InfuseOS is more aligned with workflows that actively move through those tools during the day. It is closer to the execution layer.
Notion plays a different role. It sits beside Google Apps as the place where teams capture context, document plans, and keep shared knowledge organized. It does not mainly replace Google tools. It complements them.
So the real question is not which product connects to Google. The real question is what kind of support your team needs most:
- action across apps
- organization of team knowledge
- both
How AI is used in each product
Both platforms use AI, but not in the same way.
In Notion, AI is often used for content-focused work such as:
- summarizing notes
- rewriting text
- generating drafts
- improving structure
In InfuseOS, AI is more often applied to workflow support such as:
- preparing outputs from connected information
- helping users complete next actions
- reducing repetitive coordination across tools
So the difference is not whether AI exists in the product. The difference is where AI creates value.
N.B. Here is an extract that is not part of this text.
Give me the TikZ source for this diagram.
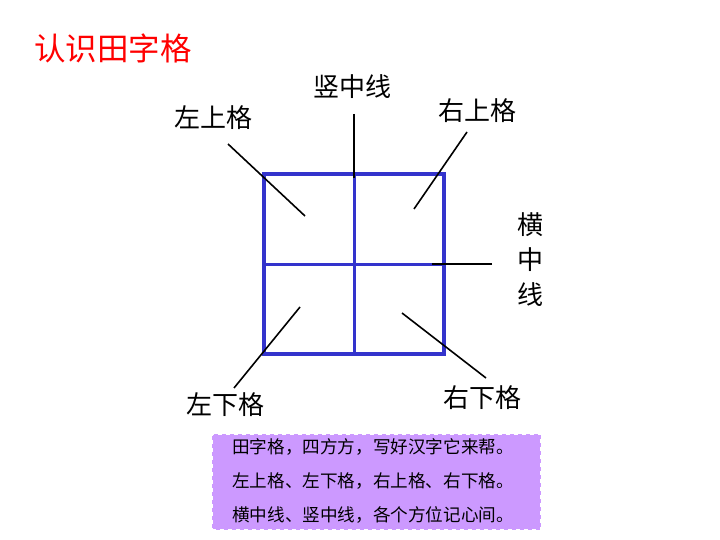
\documentclass[tikz,border=0pt]{standalone}
\usepackage{fontspec}
\setmainfont{Noto Sans CJK SC}
\usepackage{tikz}
\usetikzlibrary{positioning}
\usepackage{xcolor}
\definecolor{gridblue}{RGB}{51,51,204}
\definecolor{lilac}{RGB}{204,153,255}

\begin{document}
\begin{tikzpicture}[x=1pt, y=-1pt, semithick,
            gridline/.style={draw=gridblue, line width=3.6pt},
            midline/.style={draw=gridblue, line width=3pt},
            pointer/.style={draw=black, line width=1.6pt},
            cell/.style={font=\fontsize{26}{26}\selectfont, inner sep=0pt}]

        \useasboundingbox (0,0) rectangle (720,540);

        % --- Title ---
        \node[text=red, font=\fontsize{31.5}{31.5}\selectfont, anchor=west, inner sep=0pt]
            (title) at (34,48) {认识田字格};

        % --- Grid ---
        \coordinate (NW) at (264,174);
        \coordinate (SE) at (444,354);
        \coordinate (C) at (354,264);
        \draw[midline] (C |- NW) -- (C |- SE);
        \draw[midline] (C -| NW) -- (C -| SE);
        \draw[gridline] (NW) rectangle (SE);

        % --- Labels ---
        \node[cell] (ul) at (213,118) {左上格};
        \node[cell] (vm) at (352,87)  {竖中线};
        \node[cell] (ur) at (477,111) {右上格};
        \node[cell, align=center, font=\fontsize{26}{35}\selectfont] (hm) at (530,260) {横\\中\\线};
        \node[cell] (ll) at (225,405) {左下格};
        \node[cell] (lr) at (482,398) {右下格};

        % --- Pointers ---
        \coordinate (ul-a) at (228,144);  \coordinate (ul-b) at (305,216);
        \coordinate (vm-a) at (354,114);  \coordinate (vm-b) at (354,178);
        \coordinate (ur-a) at (467,132);  \coordinate (ur-b) at (414,209);
        \coordinate (hm-a) at (492,264);  \coordinate (hm-b) at (432,264);
        \coordinate (ll-a) at (234,388);  \coordinate (ll-b) at (300,307);
        \coordinate (lr-a) at (486,378);  \coordinate (lr-b) at (402,313);
        \foreach \p in {ul, vm, ur, hm, ll, lr}
            \draw[pointer] (\p-a) -- (\p-b);

        % --- Rhyme box ---
        \node[fill=lilac, draw=white, line width=2pt, dash pattern=on 4pt off 4pt,
            minimum width=329pt, minimum height=96pt, inner sep=0pt] (rhyme) at (376.5,482) {};
        \node[align=left, font=\fontsize{17.6}{34}\selectfont, inner sep=0pt] (verse) at (373,481) {
            田字格，四方方，写好汉字它来帮。\\
            左上格、左下格，右上格、右下格。\\
            横中线、竖中线，各个方位记心间。
        };

    \end{tikzpicture}
\end{document}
So, who actually gets work done?
It depends on how your team defines work.
If work means documenting knowledge, aligning people, and building a shared system for information, Notion is the stronger fit.
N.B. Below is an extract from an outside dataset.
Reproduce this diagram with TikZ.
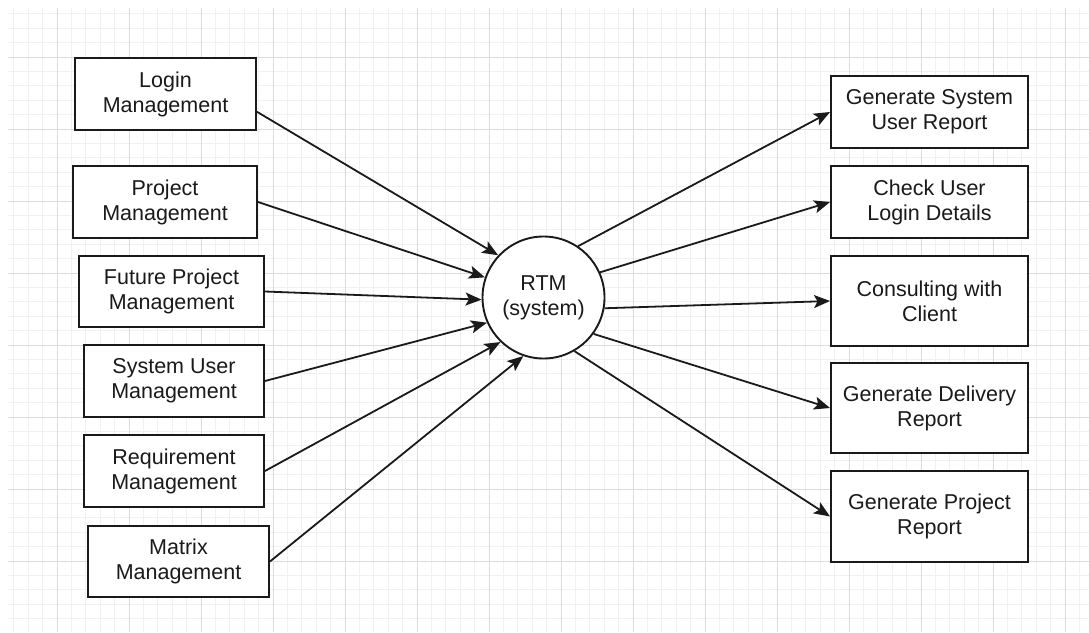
\documentclass[tikz,border=0pt]{standalone}
\usepackage{fontspec}
\setmainfont{Liberation Sans}
\usetikzlibrary{arrows.meta}
\definecolor{gmaj}{HTML}{DCDCDC}
\definecolor{gmin}{HTML}{F1F1F1}
\definecolor{ink}{HTML}{1A1A1A}
\begin{document}
\begin{tikzpicture}[x=1pt,y=-1pt,
 box/.style={draw=ink, line width=1.9pt, fill=white, align=center, inner sep=0pt, text=ink, font=\fontsize{21.5}{25}\selectfont},
 lbox/.style={box, minimum width=181pt, minimum height=72pt},
 rbox/.style={box, minimum width=197pt},
 arr/.style={draw=ink, line width=1.8pt, -{Stealth[length=16pt,width=13pt,inset=3.5pt]}}]
\useasboundingbox (0,0) rectangle (1089,632);
\fill[white] (0,0) rectangle (1089,632);
\begin{scope}
\clip (8,8) rectangle (1089,632);
\foreach \i in {0,...,75} { \draw[gmin, line width=0.8pt] ({13.8+14.4*\i},8) -- ({13.8+14.4*\i},632); }
\foreach \i in {0,...,43} { \draw[gmin, line width=0.8pt] (8,{13.8+14.4*\i}) -- (1089,{13.8+14.4*\i}); }
\foreach \i in {0,...,14} { \draw[gmaj, line width=1pt] ({57+72*\i},8) -- ({57+72*\i},632); }
\foreach \i in {0,...,7} { \draw[gmaj, line width=1pt] (8,{57+72*\i}) -- (1089,{57+72*\i}); }
\end{scope}

\node[lbox] (login) at (165.5,94) {Login\\Management};
\node[lbox, minimum width=184pt] (proj) at (165,202) {Project\\Management};
\node[lbox, minimum width=185pt, minimum height=71pt] (future) at (171.5,291.5) {Future Project\\Management};
\node[lbox, minimum width=180pt] (sysuser) at (174,381) {System User\\Management};
\node[lbox, minimum width=180pt] (req) at (174,471) {Requirement\\Management};
\node[lbox, minimum height=71pt] (matrix) at (178.5,561.5) {Matrix\\Management};

\node[circle, draw=ink, line width=1.9pt, fill=white, minimum size=122pt, inner sep=0pt, align=center, text=ink, font=\fontsize{21.5}{25}\selectfont] (rtm) at (543.5,297.5) {RTM\\(system)};

\node[rbox, minimum height=72pt] (gsur) at (929.5,112) {Generate System\\User Report};
\node[rbox, minimum height=72pt] (culd) at (929.5,202) {Check User\\Login Details};
\node[rbox, minimum height=90pt] (cwc) at (929.5,301) {Consulting with\\Client};
\node[rbox, minimum height=90pt] (gdr) at (929.5,408) {Generate Delivery\\Report};
\node[rbox, minimum height=91pt] (gpr) at (929.5,516.5) {Generate Project\\Report};

\draw[arr] (login.-11.25) -- (rtm.137.6);
\draw[arr] (proj.east) -- (rtm.161.7);
\draw[arr] (future.east) -- (rtm.182.3);
\draw[arr] (sysuser.east) -- (rtm.204.9);
\draw[arr] (req.east) -- (rtm.226.3);
\draw[arr] (matrix.east) -- (rtm.251);

\draw[arr] (rtm.56.1) -- (gsur.west);
\draw[arr] (rtm.24.2) -- (culd.west);
\draw[arr] (rtm.-10.7) -- (cwc.west);
\draw[arr] (rtm.-36.5) -- (gdr.west);
\draw[arr] (rtm.-60.2) -- (gpr.west);
\end{tikzpicture}
\end{document}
If work means moving tasks across tools, cutting manual steps, and helping processes reach completion, InfuseOS is the stronger fit.
This is why the comparison should not be framed as a simple winner-versus-loser decision. Each platform improves productivity in a different way.
Final takeaway
InfuseOS and Notion are both useful, but for different reasons.
Choose InfuseOS if your biggest problem is execution across tools.
Choose Notion if your biggest problem is knowledge organization and collaboration.
For many teams, the right choice comes down to where work slows down today. If the issue is scattered information, structure matters more. If the issue is too many manual steps across apps, execution matters more.
That is the clearest way to compare these two AI productivity tools and decide which one fits your team best.